▸ **Stored data**
########
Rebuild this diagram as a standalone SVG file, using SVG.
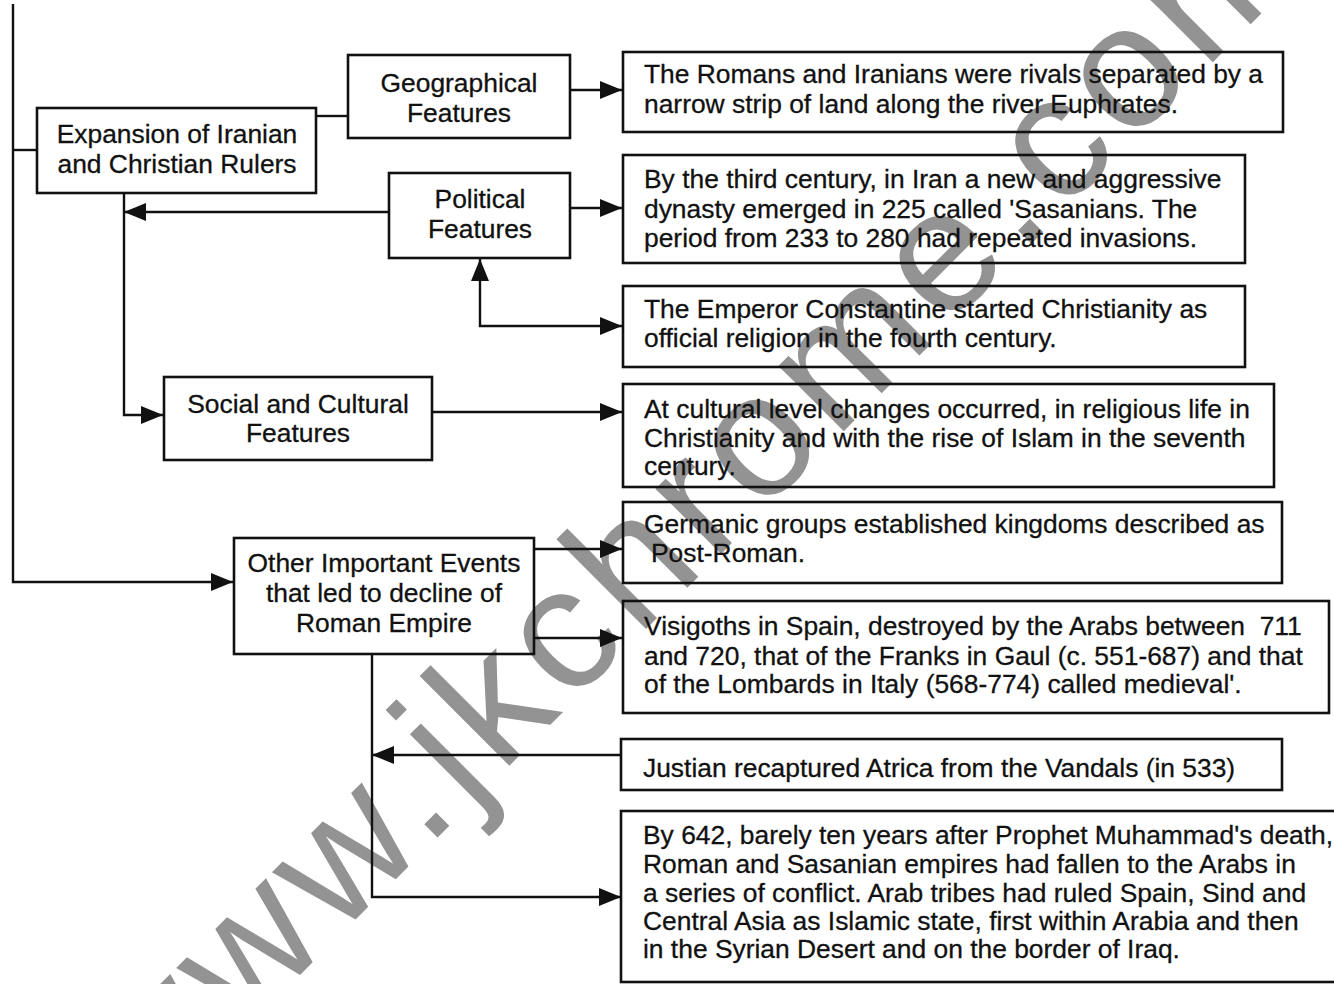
<svg xmlns="http://www.w3.org/2000/svg" width="1334" height="984" viewBox="0 0 1334 984">
  <style>
    .box { fill: none; stroke: #111; stroke-width: 2.6; }
    .wire { fill: none; stroke: #111; stroke-width: 2.4; }
    .lbl { font-family: "Liberation Sans", Arial, sans-serif; font-size: 26.4px; fill: #111; stroke: #111; stroke-width: 0.3; }
    .mid { text-anchor: middle; }
    .wm { font-family: "Liberation Sans", Arial, sans-serif; font-size: 175px; letter-spacing: 9px; fill: #939393; }
  </style>
  <defs>
    <marker id="arrow" markerUnits="userSpaceOnUse" markerWidth="24" markerHeight="20" refX="22" refY="9" orient="auto-start-reverse">
      <path d="M0,0 L22,9 L0,18 Z" fill="#111"/>
    </marker>
  </defs>

  <rect width="1334" height="984" fill="#fff"/>

  <!-- watermark -->
  <text class="wm" transform="translate(146,1129) rotate(-45)">www.jkchrome.com</text>

  <!-- connectors -->
  <g id="connectors">
    <path class="wire" d="M13,4 V582 H233" marker-end="url(#arrow)"/>
    <path class="wire" d="M13,150 H37"/>
    <path class="wire" d="M316,116 H348"/>
    <path class="wire" d="M570,90 H622" marker-end="url(#arrow)"/>
    <path class="wire" d="M570,208 H622" marker-end="url(#arrow)"/>
    <path class="wire" d="M389,212 H124" marker-end="url(#arrow)"/>
    <path class="wire" d="M124,193 V415 H163" marker-end="url(#arrow)"/>
    <path class="wire" d="M480,259 V326 H622" marker-start="url(#arrow)" marker-end="url(#arrow)"/>
    <path class="wire" d="M432,412 H622" marker-end="url(#arrow)"/>
    <path class="wire" d="M534,549 H622" marker-end="url(#arrow)"/>
    <path class="wire" d="M534,638 H622" marker-end="url(#arrow)"/>
    <path class="wire" d="M372,654 V897 H621" marker-end="url(#arrow)"/>
    <path class="wire" d="M621,755 H372" marker-end="url(#arrow)"/>
  </g>

  <!-- left column -->
  <g id="expansion">
    <rect class="box" x="37" y="108" width="279" height="85"/>
    <text class="lbl mid" x="177" y="143">Expansion of Iranian</text>
    <text class="lbl mid" x="177" y="173">and Christian Rulers</text>
  </g>
  <g id="geographical">
    <rect class="box" x="348" y="55" width="222" height="83"/>
    <text class="lbl mid" x="459" y="92">Geographical</text>
    <text class="lbl mid" x="459" y="122">Features</text>
  </g>
  <g id="political">
    <rect class="box" x="389" y="173" width="181" height="85"/>
    <text class="lbl mid" x="480" y="208">Political</text>
    <text class="lbl mid" x="480" y="238">Features</text>
  </g>
  <g id="social">
    <rect class="box" x="164" y="377" width="268" height="83"/>
    <text class="lbl mid" x="298" y="413">Social and Cultural</text>
    <text class="lbl mid" x="298" y="442">Features</text>
  </g>
  <g id="other-events">
    <rect class="box" x="234" y="538" width="300" height="116"/>
    <text class="lbl mid" x="384" y="572">Other Important Events</text>
    <text class="lbl mid" x="384" y="602">that led to decline of</text>
    <text class="lbl mid" x="384" y="632">Roman Empire</text>
  </g>

  <!-- right column -->
  <g id="romans-iranians">
    <rect class="box" x="623" y="52" width="660" height="80"/>
    <text class="lbl" x="644" y="83">The Romans and Iranians were rivals separated by a</text>
    <text class="lbl" x="644" y="113">narrow strip of land along the river Euphrates.</text>
  </g>
  <g id="sasanians">
    <rect class="box" x="623" y="155" width="622" height="108"/>
    <text class="lbl" x="644" y="188">By the third century, in Iran a new and aggressive</text>
    <text class="lbl" x="644" y="218">dynasty emerged in 225 called 'Sasanians. The</text>
    <text class="lbl" x="644" y="247">period from 233 to 280 had repeated invasions.</text>
  </g>
  <g id="constantine">
    <rect class="box" x="623" y="286" width="622" height="81"/>
    <text class="lbl" x="644" y="318">The Emperor Constantine started Christianity as</text>
    <text class="lbl" x="644" y="347">official religion in the fourth century.</text>
  </g>
  <g id="cultural-level">
    <rect class="box" x="623" y="384" width="651" height="103"/>
    <text class="lbl" x="644" y="418">At cultural level changes occurred, in religious life in</text>
    <text class="lbl" x="644" y="447">Christianity and with the rise of Islam in the seventh</text>
    <text class="lbl" x="644" y="475">century.</text>
  </g>
  <g id="germanic">
    <rect class="box" x="623" y="502" width="659" height="81"/>
    <text class="lbl" x="644" y="533">Germanic groups established kingdoms described as</text>
    <text class="lbl" x="651" y="562">Post-Roman.</text>
  </g>
  <g id="visigoths">
    <rect class="box" x="623" y="601" width="706" height="112"/>
    <text class="lbl" x="644" y="635" xml:space="preserve">Visigoths in Spain, destroyed by the Arabs between  711</text>
    <text class="lbl" x="644" y="665">and 720, that of the Franks in Gaul (c. 551-687) and that</text>
    <text class="lbl" x="644" y="693">of the Lombards in Italy (568-774) called medieval'.</text>
  </g>
  <g id="justian">
    <rect class="box" x="621" y="739" width="661" height="51"/>
    <text class="lbl" x="643" y="777">Justian recaptured Atrica from the Vandals (in 533)</text>
  </g>
  <g id="arab-conquest">
    <rect class="box" x="621" y="811" width="720" height="171"/>
    <text class="lbl" x="643" y="844">By 642, barely ten years after Prophet Muhammad's death,</text>
    <text class="lbl" x="643" y="873">Roman and Sasanian empires had fallen to the Arabs in</text>
    <text class="lbl" x="643" y="902">a series of conflict. Arab tribes had ruled Spain, Sind and</text>
    <text class="lbl" x="643" y="930">Central Asia as Islamic state, first within Arabia and then</text>
    <text class="lbl" x="643" y="958">in the Syrian Desert and on the border of Iraq.</text>
  </g>
</svg>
########
▸ **Written instruction**
Pictures in the data above should not be copied; transcribe everything else exactly.

▸ **Complete output**
Rebuild this diagram as a standalone SVG file, using SVG.
<svg xmlns="http://www.w3.org/2000/svg" width="1334" height="984" viewBox="0 0 1334 984">
  <style>
    .box { fill: none; stroke: #111; stroke-width: 2.6; }
    .wire { fill: none; stroke: #111; stroke-width: 2.4; }
    .lbl { font-family: "Liberation Sans", Arial, sans-serif; font-size: 26.4px; fill: #111; stroke: #111; stroke-width: 0.3; }
    .mid { text-anchor: middle; }
    .wm { font-family: "Liberation Sans", Arial, sans-serif; font-size: 175px; letter-spacing: 9px; fill: #939393; }
  </style>
  <defs>
    <marker id="arrow" markerUnits="userSpaceOnUse" markerWidth="24" markerHeight="20" refX="22" refY="9" orient="auto-start-reverse">
      <path d="M0,0 L22,9 L0,18 Z" fill="#111"/>
    </marker>
  </defs>

  <rect width="1334" height="984" fill="#fff"/>

  <!-- watermark -->
  <text class="wm" transform="translate(146,1129) rotate(-45)">www.jkchrome.com</text>

  <!-- connectors -->
  <g id="connectors">
    <path class="wire" d="M13,4 V582 H233" marker-end="url(#arrow)"/>
    <path class="wire" d="M13,150 H37"/>
    <path class="wire" d="M316,116 H348"/>
    <path class="wire" d="M570,90 H622" marker-end="url(#arrow)"/>
    <path class="wire" d="M570,208 H622" marker-end="url(#arrow)"/>
    <path class="wire" d="M389,212 H124" marker-end="url(#arrow)"/>
    <path class="wire" d="M124,193 V415 H163" marker-end="url(#arrow)"/>
    <path class="wire" d="M480,259 V326 H622" marker-start="url(#arrow)" marker-end="url(#arrow)"/>
    <path class="wire" d="M432,412 H622" marker-end="url(#arrow)"/>
    <path class="wire" d="M534,549 H622" marker-end="url(#arrow)"/>
    <path class="wire" d="M534,638 H622" marker-end="url(#arrow)"/>
    <path class="wire" d="M372,654 V897 H621" marker-end="url(#arrow)"/>
    <path class="wire" d="M621,755 H372" marker-end="url(#arrow)"/>
  </g>

  <!-- left column -->
  <g id="expansion">
    <rect class="box" x="37" y="108" width="279" height="85"/>
    <text class="lbl mid" x="177" y="143">Expansion of Iranian</text>
    <text class="lbl mid" x="177" y="173">and Christian Rulers</text>
  </g>
  <g id="geographical">
    <rect class="box" x="348" y="55" width="222" height="83"/>
    <text class="lbl mid" x="459" y="92">Geographical</text>
    <text class="lbl mid" x="459" y="122">Features</text>
  </g>
  <g id="political">
    <rect class="box" x="389" y="173" width="181" height="85"/>
    <text class="lbl mid" x="480" y="208">Political</text>
    <text class="lbl mid" x="480" y="238">Features</text>
  </g>
  <g id="social">
    <rect class="box" x="164" y="377" width="268" height="83"/>
    <text class="lbl mid" x="298" y="413">Social and Cultural</text>
    <text class="lbl mid" x="298" y="442">Features</text>
  </g>
  <g id="other-events">
    <rect class="box" x="234" y="538" width="300" height="116"/>
    <text class="lbl mid" x="384" y="572">Other Important Events</text>
    <text class="lbl mid" x="384" y="602">that led to decline of</text>
    <text class="lbl mid" x="384" y="632">Roman Empire</text>
  </g>

  <!-- right column -->
  <g id="romans-iranians">
    <rect class="box" x="623" y="52" width="660" height="80"/>
    <text class="lbl" x="644" y="83">The Romans and Iranians were rivals separated by a</text>
    <text class="lbl" x="644" y="113">narrow strip of land along the river Euphrates.</text>
  </g>
  <g id="sasanians">
    <rect class="box" x="623" y="155" width="622" height="108"/>
    <text class="lbl" x="644" y="188">By the third century, in Iran a new and aggressive</text>
    <text class="lbl" x="644" y="218">dynasty emerged in 225 called 'Sasanians. The</text>
    <text class="lbl" x="644" y="247">period from 233 to 280 had repeated invasions.</text>
  </g>
  <g id="constantine">
    <rect class="box" x="623" y="286" width="622" height="81"/>
    <text class="lbl" x="644" y="318">The Emperor Constantine started Christianity as</text>
    <text class="lbl" x="644" y="347">official religion in the fourth century.</text>
  </g>
  <g id="cultural-level">
    <rect class="box" x="623" y="384" width="651" height="103"/>
    <text class="lbl" x="644" y="418">At cultural level changes occurred, in religious life in</text>
    <text class="lbl" x="644" y="447">Christianity and with the rise of Islam in the seventh</text>
    <text class="lbl" x="644" y="475">century.</text>
  </g>
  <g id="germanic">
    <rect class="box" x="623" y="502" width="659" height="81"/>
    <text class="lbl" x="644" y="533">Germanic groups established kingdoms described as</text>
    <text class="lbl" x="651" y="562">Post-Roman.</text>
  </g>
  <g id="visigoths">
    <rect class="box" x="623" y="601" width="706" height="112"/>
    <text class="lbl" x="644" y="635" xml:space="preserve">Visigoths in Spain, destroyed by the Arabs between  711</text>
    <text class="lbl" x="644" y="665">and 720, that of the Franks in Gaul (c. 551-687) and that</text>
    <text class="lbl" x="644" y="693">of the Lombards in Italy (568-774) called medieval'.</text>
  </g>
  <g id="justian">
    <rect class="box" x="621" y="739" width="661" height="51"/>
    <text class="lbl" x="643" y="777">Justian recaptured Atrica from the Vandals (in 533)</text>
  </g>
  <g id="arab-conquest">
    <rect class="box" x="621" y="811" width="720" height="171"/>
    <text class="lbl" x="643" y="844">By 642, barely ten years after Prophet Muhammad's death,</text>
    <text class="lbl" x="643" y="873">Roman and Sasanian empires had fallen to the Arabs in</text>
    <text class="lbl" x="643" y="902">a series of conflict. Arab tribes had ruled Spain, Sind and</text>
    <text class="lbl" x="643" y="930">Central Asia as Islamic state, first within Arabia and then</text>
    <text class="lbl" x="643" y="958">in the Syrian Desert and on the border of Iraq.</text>
  </g>
</svg>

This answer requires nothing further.